How to Design a Room with AI (And Still Make It Feel Like You)

AI design tools are everywhere now. Here’s how to use them without ending up with a room that looks like everyone else’s.

AI room design tools have gotten surprisingly good in the last year. You can upload a photo of your space, describe what you want, and get a photorealistic rendering in seconds. It’s genuinely useful for visualizing possibilities you might not have imagined on your own.

But there’s a catch. AI tools are trained on the internet, which means they converge toward the same look: neutral everything, generic modern furniture, that one arched floor mirror everyone has. If you use AI as your only design guide, you’ll end up with a room that looks algorithmically optimized for Instagram likes but has zero personality.

Here’s how we’d recommend using AI tools as a starting point without losing what makes your space yours.

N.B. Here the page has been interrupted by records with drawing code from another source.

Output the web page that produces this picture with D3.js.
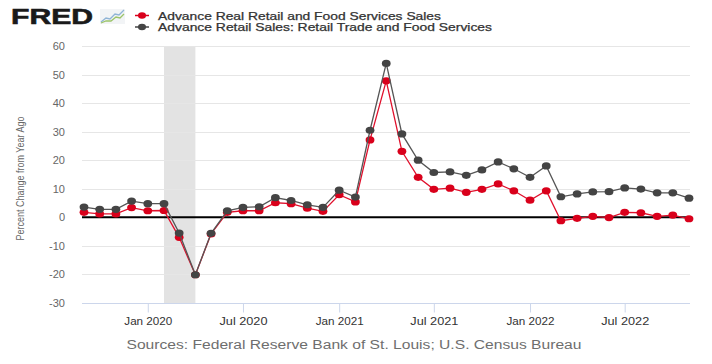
<!DOCTYPE html>
<html>
<head>
<meta charset="utf-8">
<script src="https://cdn.jsdelivr.net/npm/d3@7"></script>
<style>
  html, body { margin: 0; padding: 0; background: #fff; }
  svg { display: block; font-family: "Liberation Sans", Arial, sans-serif; }
</style>
</head>
<body>
<svg id="chart" width="712" height="364"></svg>
<script>
// ---- data ----
const startMonth = "2019-09";
const monthCount = 39; // Sep 2019 .. Nov 2022
const realSales = [
  1.75, 1.2, 1.2, 3.4,
  2.3, 2.4, -7.0, -20.1, -5.8, 1.75, 2.3, 2.3, 5.1, 4.8, 3.2, 2.1,
  7.9, 5.4, 27.1, 47.8, 23.1, 14.0, 9.8, 10.2, 8.75, 9.8, 11.7, 9.3,
  6.0, 9.3, -1.2, -0.35, 0.35, -0.1, 1.75, 1.6, 0.35, 0.8, -0.5
];
const nominalSales = [
  3.6, 2.8, 2.8, 5.7,
  4.8, 4.8, -5.5, -20.1, -5.6, 2.3, 3.5, 3.7, 6.9, 5.9, 4.4, 3.5,
  9.5, 7.1, 30.5, 53.9, 29.2, 20.0, 15.7, 15.9, 14.7, 16.6, 19.4, 17.0,
  14.0, 18.0, 7.2, 8.2, 8.9, 9.0, 10.3, 9.9, 8.6, 8.6, 6.7
];
const seriesNames = [
  "Advance Real Retail and Food Services Sales",
  "Advance Retail Sales: Retail Trade and Food Services"
];
const yTicks = [60, 50, 40, 30, 20, 10, 0, -10, -20, -30];
const xTickDates = ["2020-01", "2020-07", "2021-01", "2021-07", "2022-01", "2022-07"];
const recession = ["2020-02", "2020-04"];
const yTitle = "Percent Change from Year Ago";
const sourceText = "Sources: Federal Reserve Bank of St. Louis; U.S. Census Bureau";

(function () {
// ---- setup ----
const parse = d3.timeParse("%Y-%m");
const start = parse(startMonth);
const dates = d3.range(monthCount).map(i => d3.timeMonth.offset(start, i));

const svg = d3.select("#chart");
const pL = 82, pR = 690, pT = 46, pB = 303;

const x = d3.scaleTime()
  .domain([dates[0], dates[dates.length - 1]])
  .range([84, 689]);
const y = d3.scaleLinear().domain([-30, 60]).range([pB, pT]);

const RED = "#d9001b", GRAY = "#444444";

// recession shading
svg.append("rect")
  .attr("x", x(parse(recession[0])))
  .attr("y", pT)
  .attr("width", x(parse(recession[1])) - x(parse(recession[0])))
  .attr("height", pB - pT)
  .attr("fill", "#e3e3e3");

// grid lines
svg.append("g").selectAll("line")
  .data(yTicks.filter(v => v !== -30 && v !== 0))
  .join("line")
  .attr("x1", pL).attr("x2", pR)
  .attr("y1", d => Math.round(y(d)) + 0.5).attr("y2", d => Math.round(y(d)) + 0.5)
  .attr("stroke", "#e6e6e6").attr("stroke-width", 1);

// y axis labels
svg.append("g").selectAll("text")
  .data(yTicks)
  .join("text")
  .attr("x", 65)
  .attr("y", d => y(d) + 4)
  .attr("text-anchor", "end")
  .attr("font-size", "11px")
  .attr("fill", "#666")
  .text(d => d);

// y axis title
svg.append("text")
  .attr("transform", `translate(24,${(pT + pB) / 2 + 4}) rotate(-90)`)
  .attr("text-anchor", "middle")
  .attr("font-size", "11px")
  .attr("fill", "#666")
  .attr("textLength", 124)
  .attr("lengthAdjust", "spacingAndGlyphs")
  .text(yTitle);

// x axis
const xAxis = d3.axisBottom(x)
  .tickValues(xTickDates.map(parse))
  .tickFormat(d3.timeFormat("%b %Y"))
  .tickSize(9)
  .tickSizeOuter(0);
const gx = svg.append("g").attr("transform", `translate(0,${pB + 0.5})`).call(xAxis);
gx.select(".domain").attr("d", `M${pL},0H${pR}`).attr("stroke", "#ccd6eb");
gx.selectAll(".tick line").attr("stroke", "#ccd6eb");
gx.selectAll(".tick text")
  .attr("font-family", "Liberation Sans, Arial, sans-serif")
  .attr("font-size", "11px").attr("fill", "#333").attr("dy", "0.9em").attr("y", 12)
  .attr("textLength", 48).attr("lengthAdjust", "spacingAndGlyphs");

// zero line
svg.append("line")
  .attr("x1", pL).attr("x2", pR)
  .attr("y1", y(0)).attr("y2", y(0))
  .attr("stroke", "#000").attr("stroke-width", 2);

// series
function drawSeries(values, color, lineColor) {
  const pts = values.map((v, i) => ({ d: dates[i], v }));
  const line = d3.line().x(p => x(p.d)).y(p => y(p.v));
  svg.append("path").datum(pts)
    .attr("d", line)
    .attr("fill", "none")
    .attr("stroke", lineColor)
    .attr("stroke-width", 1.3);
  svg.append("g").selectAll("ellipse").data(pts).join("ellipse")
    .attr("cx", p => x(p.d)).attr("cy", p => y(p.v))
    .attr("rx", 4.4).attr("ry", 3.6)
    .attr("fill", color);
}
drawSeries(realSales, RED, "#e0102c");
drawSeries(nominalSales, GRAY, "#555");

// FRED logo
const logo = svg.append("g");
logo.append("text")
  .attr("x", 11).attr("y", 24)
  .attr("font-size", "22px").attr("font-weight", "bold")
  .attr("fill", "#1a1a1a")
  .attr("stroke", "#1a1a1a").attr("stroke-width", 0.6)
  .attr("textLength", 82).attr("lengthAdjust", "spacingAndGlyphs")
  .text("FRED");
logo.append("rect").attr("x", 100).attr("y", 9).attr("width", 25).attr("height", 15)
  .attr("fill", "#f2f4f6");
logo.append("path").attr("d", "M101,22 L106,18 L110,19 L115,14 L119,15 L124,10")
  .attr("fill", "none").attr("stroke", "#8fb4d6").attr("stroke-width", 1.3);
logo.append("path").attr("d", "M101,23 L106,21 L111,21 L116,17 L120,18 L124,14")
  .attr("fill", "none").attr("stroke", "#9cc46a").attr("stroke-width", 1.3);

// legend
const legend = svg.append("g");
[[RED, seriesNames[0], 15.5, 283], [GRAY, seriesNames[1], 27, 334]].forEach(([c, name, ly, len]) => {
  legend.append("line").attr("x1", 135).attr("x2", 149).attr("y1", ly).attr("y2", ly)
    .attr("stroke", c).attr("stroke-width", 1.5);
  legend.append("ellipse").attr("cx", 142).attr("cy", ly).attr("rx", 4).attr("ry", 3.3).attr("fill", c);
  legend.append("text").attr("x", 158).attr("y", ly + 4)
    .attr("font-size", "10.5px").attr("fill", "#333")
    .attr("stroke", "#333").attr("stroke-width", 0.25)
    .attr("textLength", len).attr("lengthAdjust", "spacingAndGlyphs")
    .text(name);
});

// source
svg.append("text")
  .attr("x", 354).attr("y", 349)
  .attr("text-anchor", "middle")
  .attr("font-size", "12.5px").attr("fill", "#6e6e6e")
  .attr("textLength", 455).attr("lengthAdjust", "spacingAndGlyphs")
  .text(sourceText);
})();
</script>
</body>
</html>
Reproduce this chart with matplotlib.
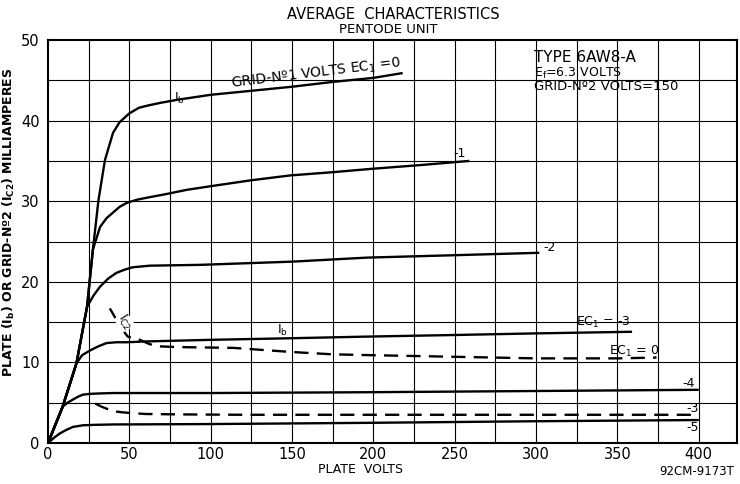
import matplotlib.pyplot as plt

# Plate current Ib curves (plate volts, milliamperes) for each grid-No.1 voltage
ec1_0_v = [0, 9, 17.5, 24, 27.6, 31, 35, 40, 44, 50, 56, 62, 69, 80, 100, 125, 150, 175, 200, 218]
ec1_0_ma = [0, 4.5, 9.9, 16.9, 24, 30.1, 35.1, 38.5, 39.8, 40.9, 41.6, 41.9, 42.2, 42.6, 43.2, 43.7, 44.2, 44.8, 45.3, 45.9]

ec1_m1_v = [0, 9, 17.5, 24, 27.6, 32, 36, 40, 44, 48.5, 55, 62.5, 73, 85, 98, 125, 149, 175, 198, 230, 259]
ec1_m1_ma = [0, 4.5, 9.9, 16.9, 24, 26.8, 27.9, 28.6, 29.3, 29.8, 30.2, 30.5, 30.9, 31.4, 31.8, 32.6, 33.2, 33.6, 34.0, 34.5, 35.0]

ec1_m2_v = [0, 9, 17.5, 24, 28, 32, 37, 42, 47, 52, 62.5, 93, 150, 196, 250, 302]
ec1_m2_ma = [0, 4.5, 9.9, 16.9, 18.3, 19.4, 20.4, 21.1, 21.5, 21.8, 22.0, 22.1, 22.5, 23.0, 23.3, 23.6]

ec1_m3_v = [0, 9, 17.5, 21, 26, 31, 36, 42, 48.5, 60, 100, 150, 196, 250, 300, 359]
ec1_m3_ma = [0, 4.5, 9.9, 10.9, 11.5, 12.0, 12.4, 12.5, 12.5, 12.6, 12.8, 13.0, 13.2, 13.4, 13.6, 13.8]

ec1_m4_v = [0, 9, 12, 15.4, 18.5, 21.5, 26, 32, 40, 52, 100, 196, 300, 400]
ec1_m4_ma = [0, 4.5, 5.0, 5.4, 5.75, 6.0, 6.1, 6.15, 6.2, 6.2, 6.2, 6.3, 6.45, 6.6]

ec1_m5_v = [0, 4, 7.4, 11, 15.4, 21.5, 28, 40, 100, 196, 300, 400]
ec1_m5_ma = [0, 0.7, 1.2, 1.6, 2.0, 2.2, 2.25, 2.3, 2.35, 2.5, 2.7, 2.85]

# Screen grid current Ic2 curves (dashed)
ic2_0_v = [38, 42, 46, 49, 53, 56.5, 62, 67, 80, 114, 149, 175, 198, 249, 300, 350, 374]
ic2_0_ma = [16.7, 15.3, 14.0, 13.2, 13.0, 12.8, 12.3, 12.0, 11.9, 11.8, 11.3, 11.0, 10.9, 10.7, 10.5, 10.5, 10.6]

ic2_m3_v = [29, 33, 38, 42, 46, 52, 60, 80, 120, 196, 300, 400]
ic2_m3_ma = [4.9, 4.5, 4.1, 3.9, 3.8, 3.7, 3.6, 3.55, 3.5, 3.5, 3.5, 3.5]

x_ticks = [0, 50, 100, 150, 200, 250, 300, 350, 400]
y_ticks = [0, 10, 20, 30, 40, 50]

plt.rcParams['font.family'] = 'DejaVu Sans'

fig = plt.figure(figsize=(7.4, 4.84), dpi=100)
ax = fig.add_axes([48 / 740, 1 - 443 / 484, 689 / 740, 403 / 484])

# Curves
curve_style = dict(color='black', linewidth=1.7, solid_capstyle='butt', solid_joinstyle='round')
ax.plot(ec1_0_v, ec1_0_ma, **curve_style)
ax.plot(ec1_m1_v, ec1_m1_ma, **curve_style)
ax.plot(ec1_m2_v, ec1_m2_ma, **curve_style)
ax.plot(ec1_m3_v, ec1_m3_ma, **curve_style)
ax.plot(ec1_m4_v, ec1_m4_ma, **curve_style)
ax.plot(ec1_m5_v, ec1_m5_ma, **curve_style)
ax.plot(ic2_0_v, ic2_0_ma, color='black', linewidth=1.7, dashes=(6, 3.5))
ax.plot(ic2_m3_v, ic2_m3_ma, color='black', linewidth=1.7, dashes=(6, 3.5))

# Grid every 25 volts and 5 mA
for v in range(25, 425, 25):
    ax.axvline(v, color='black', linewidth=0.8, zorder=0)
for ma in range(5, 50, 5):
    ax.axhline(ma, color='black', linewidth=0.8, zorder=0)

ax.set_xlim(0, 423.5)
ax.set_ylim(0, 50)
ax.set_xticks(x_ticks)
ax.set_yticks(y_ticks)
ax.tick_params(length=0, labelsize=10.5, pad=3)
ax.tick_params(axis='y', pad=6)
for s in ax.spines.values():
    s.set_linewidth(1.5)

# Curve labels
txt = dict(fontsize=9, color='black')
ax.text(81, 42.8, 'I$_{\\rm b}$', ha='center', va='center', **txt)
ax.text(165, 45.8, 'GRID-Nº1 VOLTS EC$_{\\rm 1}$ =0', ha='center', va='center', rotation=7, fontsize=10)
ax.text(253, 35.9, '-1', ha='center', va='center', **txt)
ax.text(308, 24.3, '-2', ha='center', va='center', **txt)
ax.text(144, 14.0, 'I$_{\\rm b}$', ha='center', va='center', **txt)
ax.text(47, 15.0, 'I$_{\\rm C2}$', ha='center', va='center', rotation=-58,
        bbox=dict(facecolor='white', edgecolor='none', pad=0), **txt)
ax.text(341, 15.0, 'EC$_{\\rm 1}$ = -3', ha='center', va='center', **txt)
ax.text(360, 11.3, 'EC$_{\\rm 1}$ = 0', ha='center', va='center', **txt)
ax.text(394, 7.4, '-4', ha='center', va='center', **txt)
ax.text(396, 4.3, '-3', ha='center', va='center', **txt)
ax.text(396, 1.9, '-5', ha='center', va='center', **txt)

# Tube info
ax.text(299, 47.8, 'TYPE 6AW8-A', ha='left', va='center', fontsize=11)
ax.text(299, 45.9, 'E$_{\\rm f}$=6.3 VOLTS', ha='left', va='center', fontsize=9)
ax.text(299, 44.2, 'GRID-Nº2 VOLTS=150', ha='left', va='center', fontsize=9.5)

# Titles and axis labels
fig.text(0.532, 0.970, 'AVERAGE  CHARACTERISTICS', ha='center', va='center', fontsize=10.5)
fig.text(0.525, 0.940, 'PENTODE UNIT', ha='center', va='center', fontsize=9.5)
ax.set_xlabel('PLATE  VOLTS', fontsize=9)
ax.xaxis.set_label_coords(0.453, -0.05)
ax.set_ylabel('PLATE (I$_{\\bf b}$) OR GRID-Nº2 (I$_{\\bf C2}$) MILLIAMPERES', fontsize=9, fontweight='bold')
ax.yaxis.set_label_coords(-0.045, 0.548)
fig.text(0.942, 0.012, '92CM-9173T', ha='center', va='bottom', fontsize=8.5)

plt.savefig('out.png', dpi=100)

Use AI for layout, not for taste

AI is genuinely great at spatial planning. Feed it your room dimensions and let it suggest furniture arrangements, traffic flow, and proportion. It’s like having a second opinion on whether your sofa should face the window or the fireplace. But when it starts suggesting specific products or styles, that’s where you should start thinking for yourself.

Start with one real piece, then build around it

Instead of generating an entire room from scratch, start with a piece you love — something with character and history, like a well-made credenza or a hand-thrown vase — and ask the AI to build around it. This anchors the room in something real and prevents the whole space from feeling generated.

Use it for color confidence

One of the best uses of AI room design is color exploration. Painting a wall is a commitment, and seeing a realistic preview of sage green versus terracotta versus warm white can save you a lot of second-guessing. Generate a few versions, pick the palette that makes you feel something, and go with your gut.

Mix in the imperfect stuff

AI-generated rooms are always perfectly styled with perfectly matching everything. Real rooms have that vintage lamp you found at a flea market, the art your friend made, the plant that’s slightly too big for the corner. These imperfections are what make a room feel like yours. Let AI handle the framework and then mess it up a little with the things you actually love.

The best rooms aren’t designed — they’re assembled, piece by piece, over time, by someone who knows what they like. AI can help you get started, but the soul of the room has to come from you.